Z nieba do piekła – tak najkrócej można podsumować wyjazdowy mecz ekstraklasy Górnika Łęczna z Koroną Kielce. Drużyna trenera Franciszka Smudy prowadziła 1:0, by ostatecznie przegrać 1:2.
Prowadzenie dla Górnika zdobył w 50 min. Bartosz Śpiączka. Od 70 min. łęcznianie grali w dziesiątkę po czerwonej kartce dla Javiera Hernandeza. Wyrównującą bramkę w 88 minucie strzelił Jacek Kiełb. Ten sam zawodnik ustalił wynik meczu po kontrowersyjnym rzucie karnym, podyktowanym już w doliczonym czasie gry.
– Wszyscy jesteśmy sfrustrowani, bo prowadziliśmy. Były szanse, żeby to prowadzenie podwyższyć. Ale graliśmy w osłabieniu i niestety dramatyczna końcówka. Nie poddajemy się i będziemy chcieli pokazać tą sportową złość we wtorek w meczu z Zagłębiem Lubin – mecz podsumowuje rzecznik prasowy Górnika, Jakub Drzewiecki.

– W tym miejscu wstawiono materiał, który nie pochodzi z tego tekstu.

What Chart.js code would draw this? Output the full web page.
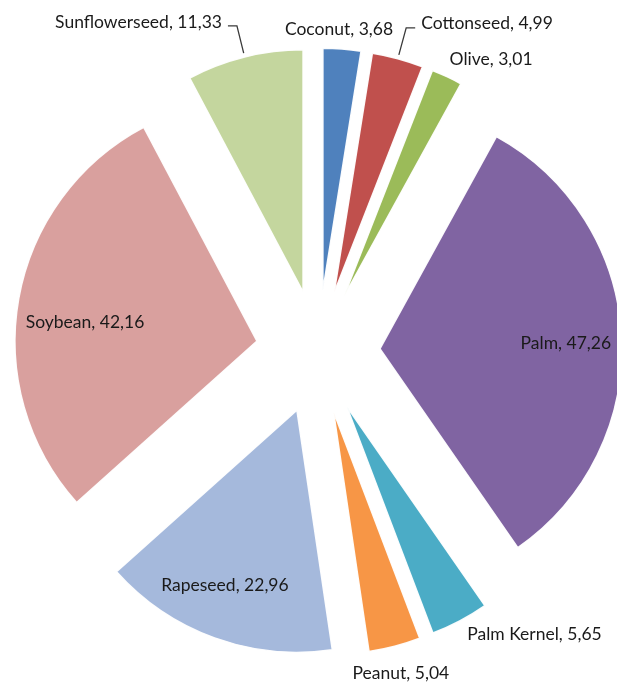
<!DOCTYPE html>
<html><head><meta charset="utf-8">
<script src="https://cdn.jsdelivr.net/npm/chart.js@4/dist/chart.umd.min.js"></script>
<style>html,body{margin:0;padding:0;background:#fff}#wrap{width:617px;height:682px;position:relative}</style>
</head><body><div id="wrap"><canvas id="c"></canvas></div>
<script>
const categories = ['Coconut','Cottonseed','Olive','Palm','Palm Kernel','Peanut','Rapeseed','Soybean','Sunflowerseed'];
const values = [3.68, 4.99, 3.01, 47.26, 5.65, 5.04, 22.96, 42.16, 11.33];
const colors = ['#4F81BD','#C0504D','#9BBB59','#8064A2','#4BACC6','#F79646','#A5B9DC','#D9A09E','#C4D69E'];

// label placement relative to each exploded slice (angle delta in degrees, distance in px)
const labelPlacement = [
  {type:'out', da:-1.0, d:261},
  {type:'leader'},
  {type:'out', da:6.8, d:278},
  {type:'in', da:1.2, d:186},
  {type:'out', da:-11.7, d:295},
  {type:'out', da:0.2, d:270},
  {type:'in', da:2.5, d:189},
  {type:'in', da:-3.8, d:173},
  {type:'leader'}
];

const EXPLODE = 62;
const FONT = '17.5px Lato, "Open Sans", sans-serif';
const fmt = v => v.toFixed(2).replace('.', ',');

const explodePlugin = {
  id: 'explode',
  beforeDatasetsDraw(chart) {
    const meta = chart.getDatasetMeta(0);
    const ca = chart.chartArea;
    const cx = (ca.left + ca.right) / 2, cy = (ca.top + ca.bottom) / 2;
    meta.data.forEach(arc => {
      const mid = (arc.startAngle + arc.endAngle) / 2;
      arc.x = cx + Math.cos(mid) * EXPLODE;
      arc.y = cy + Math.sin(mid) * EXPLODE;
    });
  },
  afterDatasetsDraw(chart) {
    const ctx = chart.ctx;
    const meta = chart.getDatasetMeta(0);
    ctx.save();
    ctx.font = FONT;
    ctx.fillStyle = '#1a1a1a';
    meta.data.forEach((arc, i) => {
      const text = categories[i] + ', ' + fmt(values[i]);
      const p = labelPlacement[i];
      const mid = (arc.startAngle + arc.endAngle) / 2;
      const r = arc.outerRadius;
      if (p.type === 'leader') {
        const sx = arc.x + Math.cos(mid) * (r + 4), sy = arc.y + Math.sin(mid) * (r + 4);
        const ex = arc.x + Math.cos(mid) * (r + 32), ey = arc.y + Math.sin(mid) * (r + 32);
        const dir = Math.cos(mid) >= 0 ? 1 : -1;
        const hx = ex + dir * 9;
        ctx.strokeStyle = '#3a3a3a';
        ctx.lineWidth = 1.3;
        ctx.beginPath();
        ctx.moveTo(sx, sy); ctx.lineTo(ex, ey); ctx.lineTo(hx, ey);
        ctx.stroke();
        ctx.textAlign = dir > 0 ? 'left' : 'right';
        ctx.textBaseline = 'middle';
        ctx.fillText(text, hx + dir * 6, ey - 4);
      } else {
        const a = mid + p.da * Math.PI / 180;
        ctx.textAlign = 'center';
        ctx.textBaseline = 'middle';
        ctx.fillText(text, arc.x + Math.cos(a) * p.d, arc.y + Math.sin(a) * p.d);
      }
    });
    ctx.restore();
  }
};

new Chart(document.getElementById('c'), {
  type: 'pie',
  data: {
    labels: categories,
    datasets: [{
      data: values,
      backgroundColor: colors,
      borderColor: 'rgba(255,255,255,0.95)',
      borderWidth: 1.5,
      radius: 242,
      clip: false
    }]
  },
  options: {
    responsive: true,
    maintainAspectRatio: false,
    animation: false,
    events: [],
    layout: {padding: {left: 19, right: 0, top: 22, bottom: 0}},
    plugins: {legend: {display: false}, tooltip: {enabled: false}}
  },
  plugins: [explodePlugin]
});
</script>
</body></html>
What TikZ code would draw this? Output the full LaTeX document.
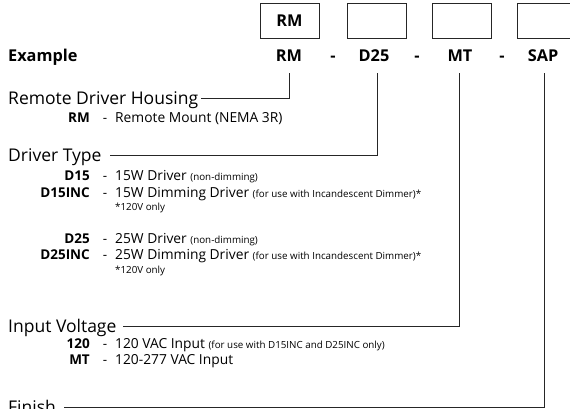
\documentclass[tikz,border=0pt]{standalone}
\usepackage{fontspec}
\setmainfont{Open Sans}
\newcommand{\sm}[1]{{\fontsize{9.8}{10}\selectfont #1}}
\tikzset{
  every node/.style={inner sep=0pt},
  boxst/.style={draw=black!85, line width=0.9pt, minimum width=59pt, minimum height=35pt, font=\bfseries\fontsize{16.3}{16}\selectfont},
  extext/.style={anchor=base, font=\bfseries\fontsize{16.3}{16}\selectfont},
  head/.style={anchor=base west, font=\fontsize{17.5}{17}\selectfont, text height=12.5pt, text depth=2pt},
  code/.style={anchor=base east, font=\bfseries\fontsize{13.5}{13}\selectfont},
  dsh/.style={anchor=base, font=\fontsize{13.5}{13}\selectfont},
  desc/.style={anchor=base west, font=\fontsize{13.8}{13}\selectfont},
  note/.style={anchor=base west, font=\fontsize{9.8}{10}\selectfont},
  conn/.style={draw=black!85, line width=0.9pt}
}
\begin{document}
\begin{tikzpicture}[x=1pt,y=-1pt]
\useasboundingbox (0,0) rectangle (570,408);
\clip (0,0) rectangle (570,408);
% boxes
\node[boxst] (b1) at (289.5,20.5) {RM};
\node[boxst] (b2) at (376.5,20.5) {};
\node[boxst] (b3) at (461.5,20.5) {};
\node[boxst] (b4) at (546.5,20.5) {};
% example row
\node[extext, anchor=base west] (ex) at (8,61) {Example};
\node[extext] (e1) at (289,61) {RM};
\node[extext] (s1) at (333,61) {-};
\node[extext] (e2) at (374,61) {D25};
\node[extext] (s2) at (417,61) {-};
\node[extext] (e3) at (460,61) {MT};
\node[extext] (s3) at (502,61) {-};
\node[extext] (e4) at (543,61) {SAP};
\coordinate (t1) at (289,73);
\coordinate (t2) at (377,73);
\coordinate (t3) at (459,73);
\coordinate (t4) at (544,73);
% headings
\node[head] (h1) at (8,104) {Remote Driver Housing};
\node[head] (h2) at (8,161) {Driver Type};
\node[head] (h3) at (8,332) {Input Voltage};
\node[head] (h4) at (8,413) {Finish};
\draw[conn] (t1) |- ([xshift=3pt]h1.east);
\draw[conn] (t2) |- ([xshift=8pt]h2.east);
\draw[conn] (t3) |- ([xshift=6pt]h3.east);
\draw[conn] (t4) |- ([xshift=8pt]h4.east);
% RM
\node[code] (c1) at (90,122) {RM};
\node[dsh] (m1) at (105,122) {-};
\node[desc] (d1) at (115,122) {Remote Mount (NEMA 3R)};
% driver types
\node[code] (c2) at (90,180) {D15};
\node[dsh] (m2) at (105,180) {-};
\node[desc] (d2) at (115,180) {15W Driver \sm{(non-dimming)}};
\node[code] (c3) at (90,197) {D15INC};
\node[dsh] (m3) at (105,197) {-};
\node[desc] (d3) at (115,197) {15W Dimming Driver \sm{(for use with Incandescent Dimmer)*}};
\node[note] (n3) at (115,210) {*120V only};
\node[code] (c4) at (90,243) {D25};
\node[dsh] (m4) at (105,243) {-};
\node[desc] (d4) at (115,243) {25W Driver \sm{(non-dimming)}};
\node[code] (c5) at (90,259) {D25INC};
\node[dsh] (m5) at (105,259) {-};
\node[desc] (d5) at (115,259) {25W Dimming Driver \sm{(for use with Incandescent Dimmer)*}};
\node[note] (n5) at (115,273) {*120V only};
% input voltage
\node[code] (c6) at (90,348) {120};
\node[dsh] (m6) at (105,348) {-};
\node[desc] (d6) at (115,348) {120 VAC Input \sm{(for use with D15INC and D25INC only)}};
\node[code] (c7) at (90,364) {MT};
\node[dsh] (m7) at (105,364) {-};
\node[desc] (d7) at (115,364) {120-277 VAC Input};
\end{tikzpicture}
\end{document}
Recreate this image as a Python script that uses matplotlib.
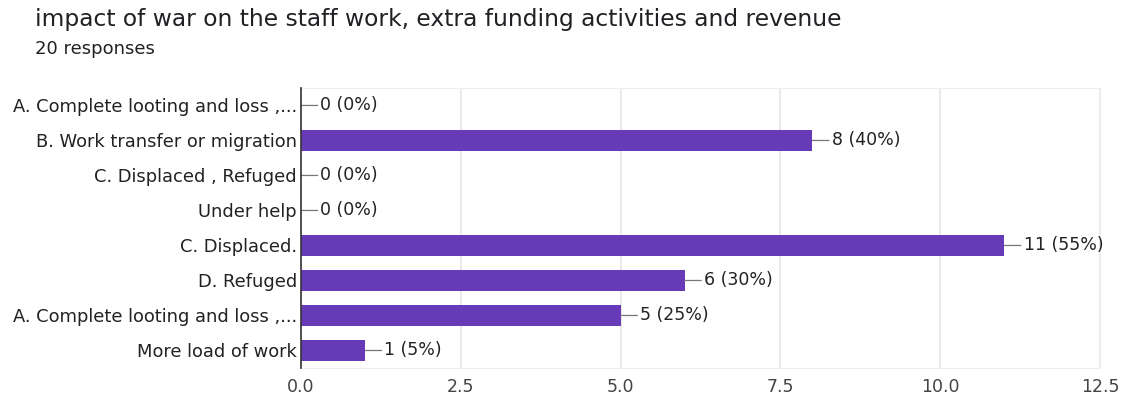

Trener Smuda konkretnie podsumował mecz. – Ta porażka jest dla mnie zupełnie niezrozumiała, ale w piłce tak to bywa. Jeżeli się prowadzi 1:0 i mamy mecz pod kontrolą, to takiego meczu się nie przegrywa. Ale czerwona kartka zadecydowała o wszystkim. Wiem, ze z meczu na mecz będziemy grali coraz lepiej.
Bramkarz Górnika Sergiusz Prusak przede wszystkim mówił o grze drużyny i szukał też pozytywów. – Cieszy to, że była walka, było widać zaangażowanie w zespole i chęć zwycięstwa.
Z kolei strzelec bramki Bartosz Śpiączka żałował nie wykorzystanych okazji. – Strzelilibyśmy na 2:0, 3:0 i byłby zupełnie inny mecz. Mamy dobrą drużynę, ale trochę zabrakło szczęścia.
Kolejny mecz Górnika – z Zagłębiem Lubin – we wtorek o godzinie 18.00.
Dwie bramki dla kielczan zdobył Jacek Kiełb. Wyrównującą w 88 minucie, a gol na wagę 3 punktów padł w doliczonym czasie gry po kontrowersyjnym rzucie karnym.
Górnik pozostaje na ostatnim miejscu w tabeli, mając w dorobku 21 punktów.